I recently got stuck in my friend's backyard!
I slept over at his house and woke up to go home early in the morning, before anyone was awake. So that I didn't leave the house unlocked I slipped out a side door that I could lock from the inside.
I walked to the gate that led to the driveway. Standing in front of it I had a moment of panic. It had a key lock. Oh Shit, I thought! I can't get back into the house or out the gate.
I looked around to see if there was any other exit. To my dismay the only way out I found was a narrow slit in the top of the gate. I thought that if I got horizontal I could slip through…if I could get to it.
Trying seemed like a better option than throwing rocks at my friend's window. So I stepped on a ledge at the bottom of the fence and hoisted myself up. I ducked my head through the slit of the fence and confirmed that I could fit my whole body through. I wasn't sure how I would get down but I knew I had to keep going.
As I shimmied down the other side of the gate and my feet touched the ground I was exhilarated. I felt lit up and proud of myself.
How does this relate to you and women??
Well, I know those first moments of approaching a woman can feel terrifying, especially when you're not sure how it will go, or if you'll "make it" to the other side.
But so many of my clients have reported that even if a woman doesn't say yes, reaching out and speaking, rather than holding back can be exhilarating in itself.
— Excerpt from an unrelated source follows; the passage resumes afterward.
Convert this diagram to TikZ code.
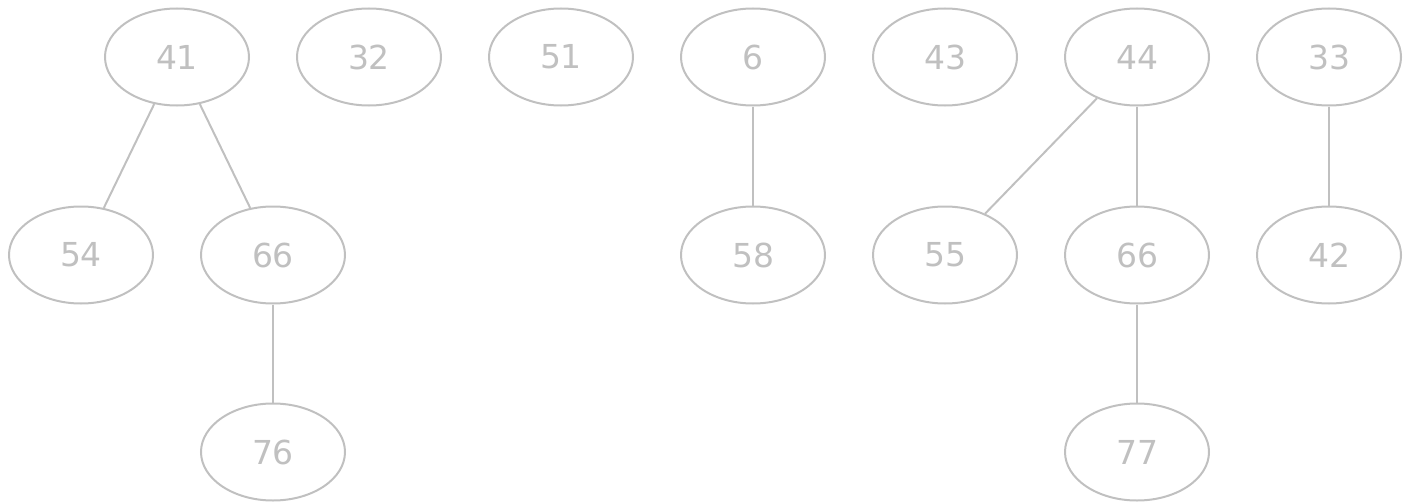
\documentclass[tikz,border=0pt]{standalone}
\usepackage{fontspec}
\setmainfont{DejaVu Sans}
\usetikzlibrary{shapes.geometric}
\definecolor{lg}{HTML}{C0C0C0}
\tikzset{
  nd/.style={ellipse, draw=lg, line width=2pt, minimum width=144pt, minimum height=97pt, inner sep=0pt, text=lg, font=\fontsize{33}{37}\selectfont},
  ed/.style={draw=lg, line width=2pt}
}
\begin{document}
\begin{tikzpicture}[x=1pt,y=-1pt]
\useasboundingbox (0,0) rectangle (1403,503);
\node[nd] (a41) at (177,57) {41};
\node[nd] (a32) at (369,57) {32};
\node[nd] (a51) at (561,57) {51};
\node[nd] (a6) at (753,57) {6};
\node[nd] (a43) at (945,57) {43};
\node[nd] (a44) at (1137,57) {44};
\node[nd] (a33) at (1329,57) {33};
\node[nd] (b54) at (81,255) {54};
\node[nd] (b66) at (273,255) {66};
\node[nd] (b58) at (753,255) {58};
\node[nd] (b55) at (945,255) {55};
\node[nd] (b66b) at (1137,255) {66};
\node[nd] (b42) at (1329,255) {42};
\node[nd] (c76) at (273,452) {76};
\node[nd] (c77) at (1137,452) {77};
\draw[ed] (a41) -- (b54);
\draw[ed] (a41) -- (b66);
\draw[ed] (b66) -- (c76);
\draw[ed] (a6) -- (b58);
\draw[ed] (a44) -- (b55);
\draw[ed] (a44) -- (b66b);
\draw[ed] (b66b) -- (c77);
\draw[ed] (a33) -- (b42);
\end{tikzpicture}
\end{document}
It is confirmation of acting, rather than hiding behind fear or concerns.
When you do something you're not sure you can do, and you make it to the other side, there is often a feeling of accomplishment. There is often a sense of "That wasn't as bad as I thought it was going to be." There is often wisdom gained about what you'd do differently next time.
So, wherever you find your next "fence," try sticking your head through the hole ;). Even if it doesn't go how you'd ideally want it to go, taking action brings you a step closer to what you really want.